Dissertation Defense: Candelaria Bergero
Title: Carbon dioxide removals in net-zero emissions scenarios
Abstract: Since the industrial era, human activities have caused a 0.99°C increase in global mean temperatures, primarily by increasing the amount of greenhouse gases in the atmosphere. Without mitigating these emissions, global warming could exceed 4°C by 2100, while current mitigation policies place us on track for 2.2–3.5 °C. To stabilize climate and limit warming to well-below 2°C, as established in the Paris Agreement, net-zero emission emissions targets are essential. Achieving net-zero requires not only reducing emission but also deploying carbon dioxide removal (CDR) to offset residual emissions and legacy emissions. While net-zero targets are a scientific concept, achieving these targets entails complex social, political, and economic implications. The goal of this dissertation is to advance our understanding of these implications, and to challenge prevailing assumptions about what net-zero means in practice—especially as it relates to removing carbon from the atmosphere.

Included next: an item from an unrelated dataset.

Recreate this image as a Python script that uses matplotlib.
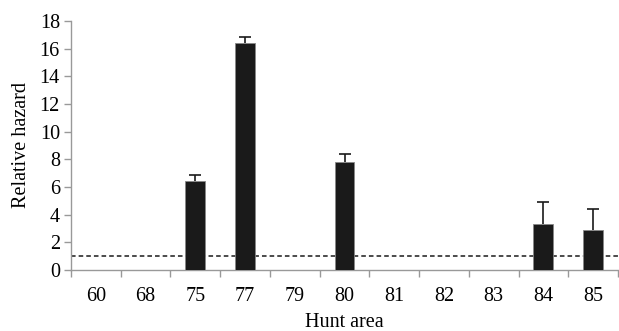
import matplotlib
matplotlib.use("Agg")
import matplotlib.pyplot as plt
import numpy as np

areas = ["60", "68", "75", "77", "79", "80", "81", "82", "83", "84", "85"]
hazard = [0, 0, 6.43, 16.4, 0, 7.8, 0, 0, 0, 3.3, 2.9]
err_upper = [0, 0, 0.45, 0.45, 0, 0.55, 0, 0, 0, 1.65, 1.48]
ref_level = 1.0

plt.rcParams['font.family'] = ['Liberation Serif', 'DejaVu Serif']
fig = plt.figure(figsize=(6.19, 3.31), dpi=100)
ax = fig.add_axes([71/619, 1-270/331, (618-71)/619, (270-21)/331])

x = np.arange(len(areas))
h = np.array(hazard)
e = np.array(err_upper)
mask = h > 0
ax.bar(x[mask], h[mask], width=0.4, color='#1a1a1a', edgecolor='#888888', linewidth=0.6, zorder=3)
eb = ax.errorbar(x[mask], h[mask], yerr=[np.zeros(mask.sum()), e[mask]], fmt='none', ecolor='#1a1a1a',
                 elinewidth=1.2, capsize=4, capthick=1.2, zorder=4)
# hide the lower caps (only upper error shown)
eb[1][0].set_visible(False)
ax.axhline(ref_level, color='#1a1a1a', linestyle=(0, (3, 2)), linewidth=1.1, zorder=2)

ax.set_xlim(-0.5, len(areas) - 0.5)
ax.set_ylim(0, 18)
ax.set_yticks(np.arange(0, 19, 2))
ax.set_xticks(x)
ax.set_xticklabels(areas)
ax.set_xticks(np.arange(-0.5, len(areas), 1), minor=True)
fs = 14.5
ax.tick_params(axis='x', which='major', length=0, pad=12, labelsize=fs)
ax.tick_params(axis='x', which='minor', length=5, color='#999999', direction='out', width=1)
ax.tick_params(axis='y', length=5, color='#999999', width=1, labelsize=fs, pad=3)

for s in ['top', 'right']:
    ax.spines[s].set_visible(False)
for s in ['left', 'bottom']:
    ax.spines[s].set_color('#999999')
    ax.spines[s].set_linewidth(1)

ax.set_xlabel('Hunt area', fontsize=fs, labelpad=5)
ax.set_ylabel('Relative hazard', fontsize=fs, labelpad=6)

fig.savefig('out.png', dpi=100)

We thus analyze CDR deployment in the context of achieving net-zero emissions from the hard-to-abate aviation sector (Chapter 1), we study how CDR deployment could affect environmental justice in net-zero emission targets in the United States (Chapter 2), and we quantify the climate risks associated with failing to deliver future carbon management (Chapter 3). We conclude that while CDR technologies will likely be necessary to achieve ambitious climate goals, they should remain secondary to emission reductions. Importantly, the social, political, and economic implications of deploying such technologies must be carefully evaluated to ensure that mitigation efforts are both feasible and just.